Particolarmente riuscita è la scena finale di Immaculate. Dopo la suggestiva fuga nelle catacombe, la chiusura con le urla disperate di Sydney Sweeney, quel cordone strappato a morsi e il masso che piomba su una chiusura che non vediamo mai, ma di cui udiamo sinistri digrigni, è molto convincente e suggestiva. Un passaggio che è emblematico dell’intero film, costruito intorno a una protagonista dominante e impegnato a colpire lo spettatore in modo diretto e continuo.
Insomma, Immaculate ci è piaciuto?
Abbiamo parlato di cosa ha funzionato e cosa invece non è andato in Immaculate. Tirando le somme, questo attesissimo horror estivo fa decisamente il suo.
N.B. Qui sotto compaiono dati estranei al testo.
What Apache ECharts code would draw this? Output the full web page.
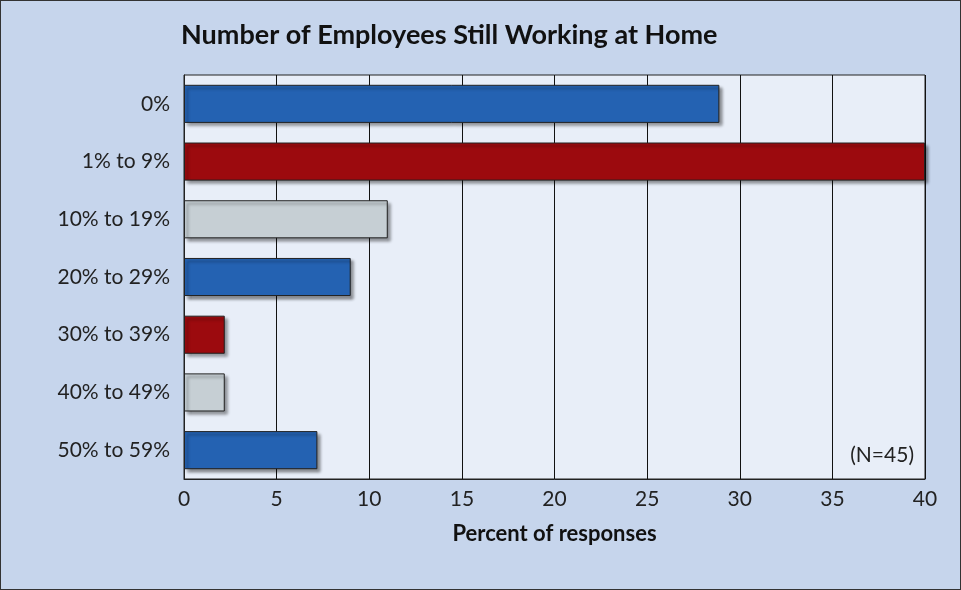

È un film interessante, coinvolgente, un po’ claudicante sui tempi narrativi ma efficace nella sua volontà di portare all’estremo la decostruzione religiosa. È anche una nuova, enorme, consacrazione per Sydney Sweeney (qui potete scoprire 8 curiosità su di lei), sempre più sulla cresta dell’onda. Ma è pure un bel palcoscenico per due attrici nostrane in rampa di lancio come Benedetta Porcaroli e Simona Tabasco. Ci sono, insomma, diversi spunti interessanti in Immaculate e le debolezze del film sono mascherate con efficacia. Anche questo è sicuramente un plauso da imputare al film.
Prova superata, dunque, per l’horror più atteso dell’estate. Dal canto suo Immaculate conferma la fortuna di un trend in grande fermento e scrive un’altra pagina significativa del sempre più convincente feeling tra produzione mainstream e di genere. Questa estate 2024 si sta rivelando molto felice per i fan del cinema horror, come abbiamo visto con A Quiet Place – Giorno 1. E sì, Immaculate, tutto sommato non ci è dispiaciuto.